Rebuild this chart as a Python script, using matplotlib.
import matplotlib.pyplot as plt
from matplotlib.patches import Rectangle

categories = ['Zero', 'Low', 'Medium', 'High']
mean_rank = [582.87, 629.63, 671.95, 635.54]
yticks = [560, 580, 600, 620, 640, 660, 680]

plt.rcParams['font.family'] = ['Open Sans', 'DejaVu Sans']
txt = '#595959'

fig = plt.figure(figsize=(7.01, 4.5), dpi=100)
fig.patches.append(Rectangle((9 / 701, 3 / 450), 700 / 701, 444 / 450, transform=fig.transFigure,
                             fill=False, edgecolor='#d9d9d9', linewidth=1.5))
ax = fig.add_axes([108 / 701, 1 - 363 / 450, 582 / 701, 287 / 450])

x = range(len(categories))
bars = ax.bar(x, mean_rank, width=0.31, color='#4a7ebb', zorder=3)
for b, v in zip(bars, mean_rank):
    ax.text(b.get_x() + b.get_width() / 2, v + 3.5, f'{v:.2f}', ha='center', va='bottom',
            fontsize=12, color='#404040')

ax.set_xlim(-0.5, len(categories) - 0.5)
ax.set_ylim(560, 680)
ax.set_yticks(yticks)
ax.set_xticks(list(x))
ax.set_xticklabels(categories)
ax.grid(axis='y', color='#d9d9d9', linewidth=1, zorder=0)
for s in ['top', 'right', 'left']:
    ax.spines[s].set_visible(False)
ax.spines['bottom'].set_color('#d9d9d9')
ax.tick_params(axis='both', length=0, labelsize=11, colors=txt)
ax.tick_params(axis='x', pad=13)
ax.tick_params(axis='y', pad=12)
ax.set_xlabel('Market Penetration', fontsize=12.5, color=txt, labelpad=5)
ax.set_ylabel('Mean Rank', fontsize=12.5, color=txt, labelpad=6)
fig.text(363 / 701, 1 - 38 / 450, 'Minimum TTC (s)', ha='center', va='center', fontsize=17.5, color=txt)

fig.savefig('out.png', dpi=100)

* [EXERCISE]:
The listing above should be transcribed in full, exactly as written.

* [SOLUTION TO THIS PROBLEM]:
Rebuild this chart as a Python script, using matplotlib.
import matplotlib.pyplot as plt
from matplotlib.patches import Rectangle

categories = ['Zero', 'Low', 'Medium', 'High']
mean_rank = [582.87, 629.63, 671.95, 635.54]
yticks = [560, 580, 600, 620, 640, 660, 680]

plt.rcParams['font.family'] = ['Open Sans', 'DejaVu Sans']
txt = '#595959'

fig = plt.figure(figsize=(7.01, 4.5), dpi=100)
fig.patches.append(Rectangle((9 / 701, 3 / 450), 700 / 701, 444 / 450, transform=fig.transFigure,
                             fill=False, edgecolor='#d9d9d9', linewidth=1.5))
ax = fig.add_axes([108 / 701, 1 - 363 / 450, 582 / 701, 287 / 450])

x = range(len(categories))
bars = ax.bar(x, mean_rank, width=0.31, color='#4a7ebb', zorder=3)
for b, v in zip(bars, mean_rank):
    ax.text(b.get_x() + b.get_width() / 2, v + 3.5, f'{v:.2f}', ha='center', va='bottom',
            fontsize=12, color='#404040')

ax.set_xlim(-0.5, len(categories) - 0.5)
ax.set_ylim(560, 680)
ax.set_yticks(yticks)
ax.set_xticks(list(x))
ax.set_xticklabels(categories)
ax.grid(axis='y', color='#d9d9d9', linewidth=1, zorder=0)
for s in ['top', 'right', 'left']:
    ax.spines[s].set_visible(False)
ax.spines['bottom'].set_color('#d9d9d9')
ax.tick_params(axis='both', length=0, labelsize=11, colors=txt)
ax.tick_params(axis='x', pad=13)
ax.tick_params(axis='y', pad=12)
ax.set_xlabel('Market Penetration', fontsize=12.5, color=txt, labelpad=5)
ax.set_ylabel('Mean Rank', fontsize=12.5, color=txt, labelpad=6)
fig.text(363 / 701, 1 - 38 / 450, 'Minimum TTC (s)', ha='center', va='center', fontsize=17.5, color=txt)

fig.savefig('out.png', dpi=100)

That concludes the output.